What the Architecture of Inclusion Looks Like

A new women’s accommodation block and daycare facility at a Zambia Police training college is a small building structure with a big story

June 8, 2026
Sunlit courtyard with beige walls, gray columns, and a pebble ground; a few people stand nearby.

A new women's accommodation and daycare facility at Zambia's Geoffrey Mukuma Police Training College, built in response to a barrier assessment that identified household constraints and lack of infrastructure as key obstacles, is already enabling more women officers to access UN pre-deployment training.

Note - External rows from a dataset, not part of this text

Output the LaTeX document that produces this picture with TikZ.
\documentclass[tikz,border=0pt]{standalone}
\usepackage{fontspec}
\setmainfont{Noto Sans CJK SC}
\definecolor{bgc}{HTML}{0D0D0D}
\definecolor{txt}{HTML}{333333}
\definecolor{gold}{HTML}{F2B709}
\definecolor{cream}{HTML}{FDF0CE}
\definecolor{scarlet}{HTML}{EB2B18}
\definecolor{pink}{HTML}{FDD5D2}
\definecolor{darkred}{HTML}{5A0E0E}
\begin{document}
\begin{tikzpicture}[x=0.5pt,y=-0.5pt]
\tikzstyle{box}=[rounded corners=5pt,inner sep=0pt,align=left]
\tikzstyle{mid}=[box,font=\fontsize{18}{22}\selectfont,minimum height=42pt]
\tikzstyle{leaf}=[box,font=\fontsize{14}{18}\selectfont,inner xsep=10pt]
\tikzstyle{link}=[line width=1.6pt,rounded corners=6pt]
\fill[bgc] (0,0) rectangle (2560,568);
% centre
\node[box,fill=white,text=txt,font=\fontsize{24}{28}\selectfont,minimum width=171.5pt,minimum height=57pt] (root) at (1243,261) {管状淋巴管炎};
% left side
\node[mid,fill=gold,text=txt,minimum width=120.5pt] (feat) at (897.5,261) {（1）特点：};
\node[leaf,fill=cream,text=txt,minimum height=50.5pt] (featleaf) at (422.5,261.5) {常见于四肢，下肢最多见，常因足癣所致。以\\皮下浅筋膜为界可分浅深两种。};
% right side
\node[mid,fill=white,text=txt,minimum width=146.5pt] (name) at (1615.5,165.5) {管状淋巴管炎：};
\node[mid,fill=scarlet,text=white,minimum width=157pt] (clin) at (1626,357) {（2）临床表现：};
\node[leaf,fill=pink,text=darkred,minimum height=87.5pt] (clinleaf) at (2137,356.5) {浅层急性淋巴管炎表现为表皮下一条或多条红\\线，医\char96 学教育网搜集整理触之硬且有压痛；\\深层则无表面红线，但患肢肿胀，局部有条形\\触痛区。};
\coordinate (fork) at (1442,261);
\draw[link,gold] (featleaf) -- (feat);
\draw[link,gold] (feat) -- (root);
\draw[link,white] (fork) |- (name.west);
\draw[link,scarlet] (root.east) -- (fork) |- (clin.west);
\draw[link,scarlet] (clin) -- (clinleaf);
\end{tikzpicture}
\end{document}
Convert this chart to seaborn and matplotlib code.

Photo by: Vanessa Wematu Akibate/UNDP Zambia

When Senior Superintendent Ntunji Chella first embarked on a mission to Darfur in 2015 as part of the African Union–United Nations Hybrid Operation in Darfur (UNAMID), she had no idea what to expect.

At that time, she was a well-experienced training needs analysis officer, but completely in the dark about what that would look like in an active conflict setting because she hadn’t received any pre-deployment training.

“We were training as we went,” she says simply. “There was nothing like what exists now.”

She would spend two and a half years in one of the world’s most complex peacekeeping environments, figuring it out as she went. When she came home, she brought back an understanding of what women heading into the field actually need and what stands in the way of getting them there.

Now, a few years later, Snr Supt. Chella works at the Zambia Police Service headquarters in peace support operations. And at the beginning of 2026, she watched as something she never had was formally handed over at the Geoffrey Mukuma Police Training College in Sondela. A purpose-built women’s accommodation block with an accompanying daycare facility now stands at the training centre ready to house women like Snr Supt. Chella, who are passionate about the peacebuilding and peacekeeping process, with a safe and secure place, enabling them to take part in and receive much needed pre-deployment training.

The rooms in this facility are designed with women in mind, and the daycare is staffed and ready for use. Together, they are the most visible part of a years-long reform effort that has sought to ask, and honestly answer the question of what would it take for a woman with children to still be able to play an active role in peacekeeping operations.